# Definition of disjunctions with restricted domain - Example 3

### Example 3: using with and ord clause to controlling disjunction domains and domains that are already controlled

This example is a modification of the previous. For this case we need to control a domain set which is already controlled.
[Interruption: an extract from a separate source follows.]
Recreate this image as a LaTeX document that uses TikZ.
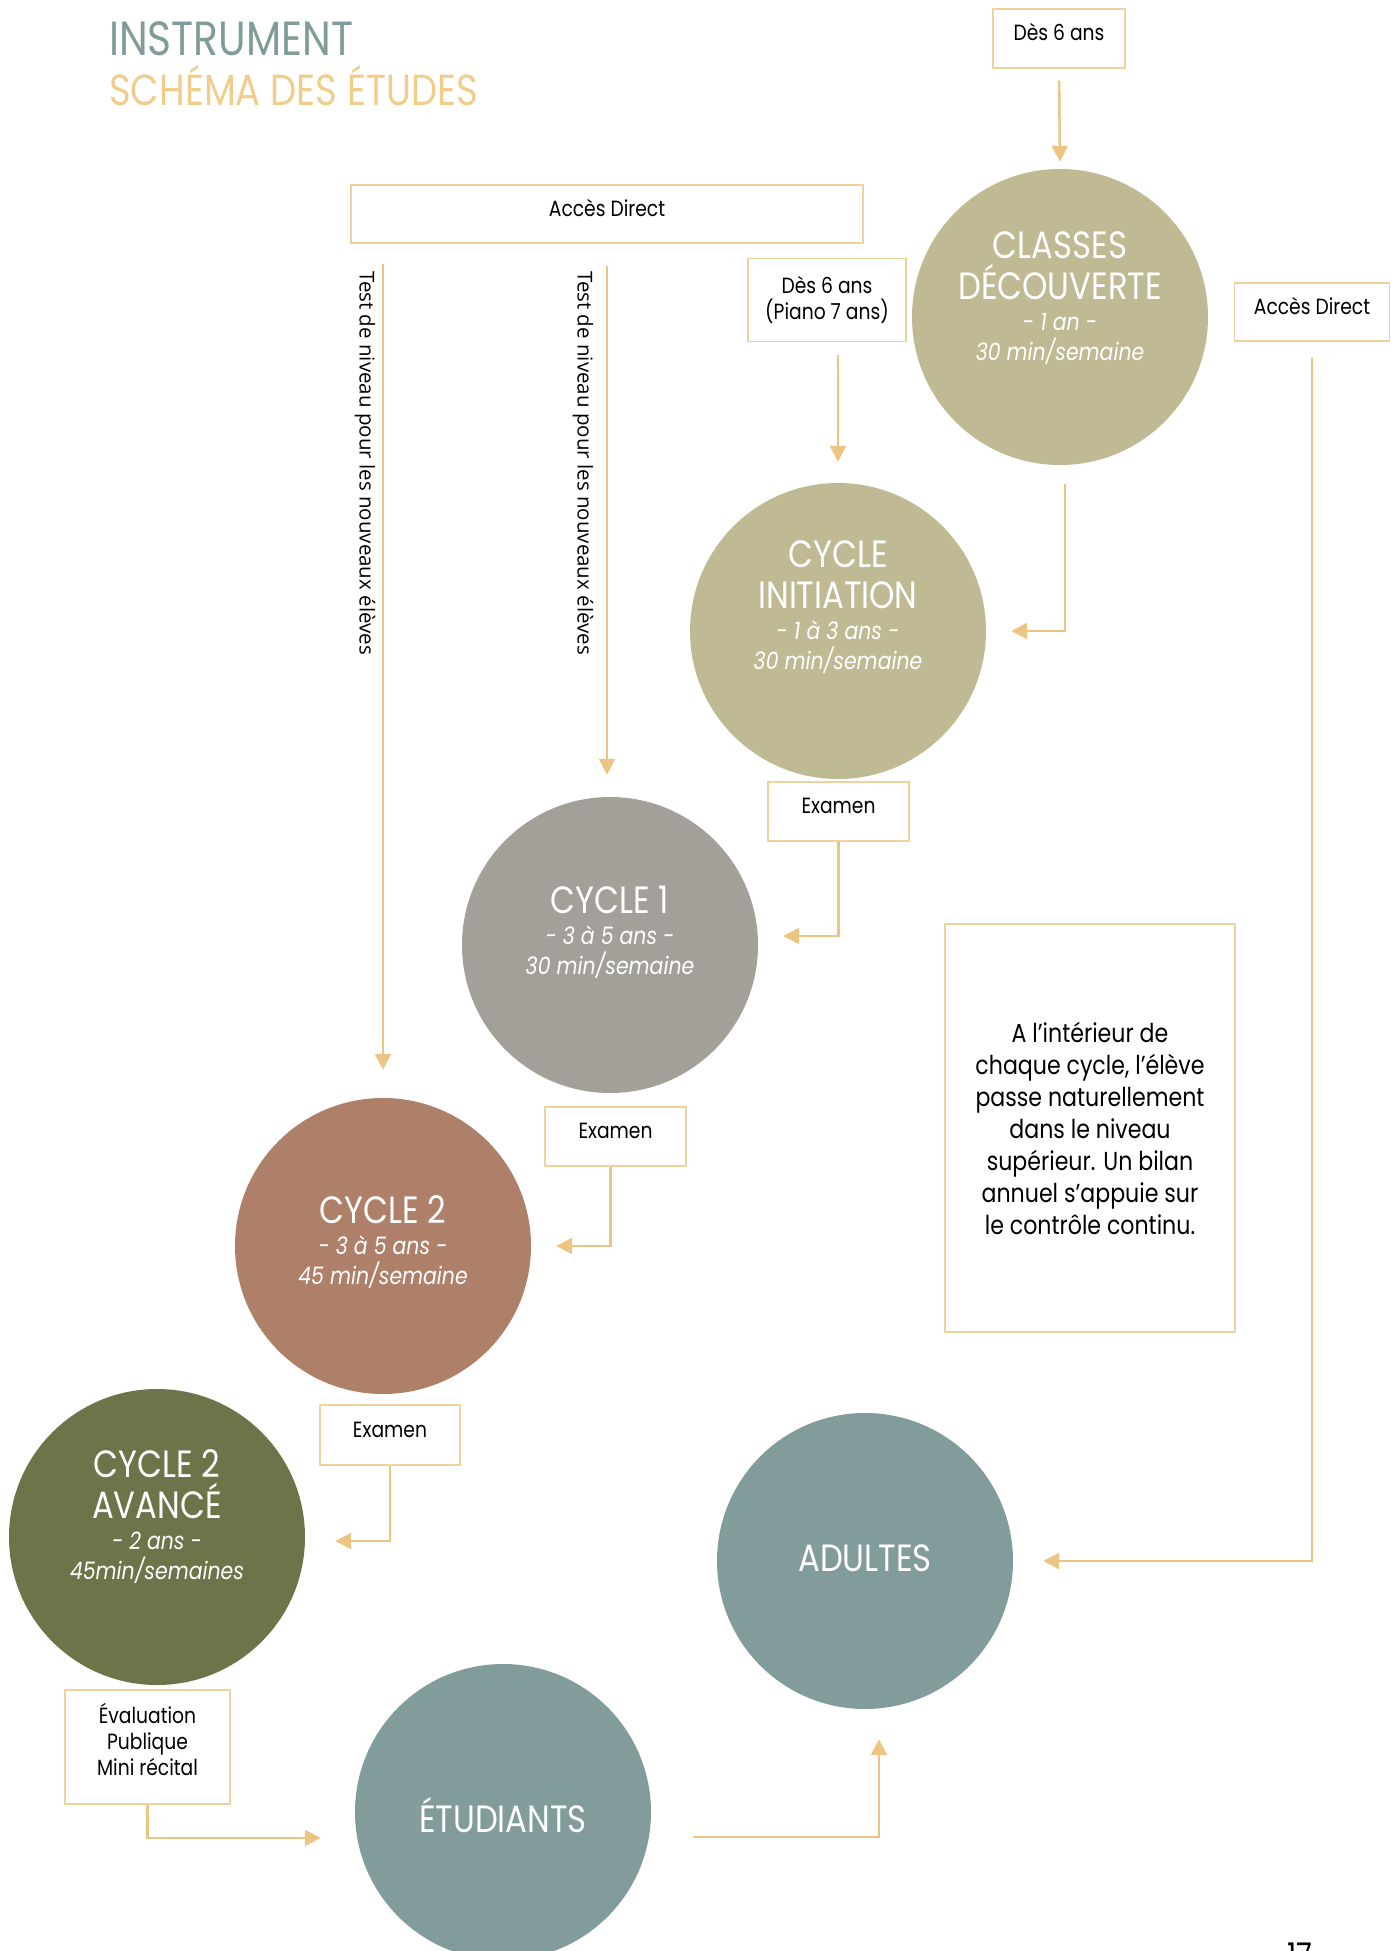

An ALIAS definition in the GAMS section isneeded.
Given the following definition in the GAMS Section:
SET I /1*3/ , J /1*4/;
ALIAS (J,JJ)

...and the following disjunction declaration and definition in LogMIP Section:
 \$ONECHO > "%lm.info%" Disjunction D(i,j);  D(i,j) with (ord(i) < ord(j)) IS  IF Y(i,j) THEN   CONSTR1(j);   CONSTR2(i,jj) with (ord(jj) le 2);  ELSE   CONSTR3(j);   CONSTR4(j,k) with (ord(k) lt card(k));  ENDIF; \$OFFECHO

Since the domain j is controlled by the disjunction, and for CONSTR2 you need a different control, the ALIAS definition allow that you can define a with clause over it.
The previous example will generate the following disjunctions:
D('1', '2'), D('1', '3'), D('1','4'), D('2','3'), D('2','4') y D('3', '4').

Note that:

• For the first term of disjunction D(‘1’,’2’) the following constraints must be satisfied: CONSTR1(‘2’), CONSTR2(‘1’,‘1’) and CONSTR2(‘1’, ‘2’).
• For the first term of disjunction D(‘2’,‘3’) the following constraints must be satisfied: CONSTRAINT1(‘3’), CONSTRAINT2(‘2’, ‘1’), CONSTRAINT2(‘2’, ‘2’).
• And so on...

If you control the domain of a particular constraint with the sentence with you must be aware which domain expansion is assumed in order to avoid errors on it, that in the previous example it has been compared the order of a set item against an integer number, because the order is related to a position into the set, the position in which the item has been defined in the set.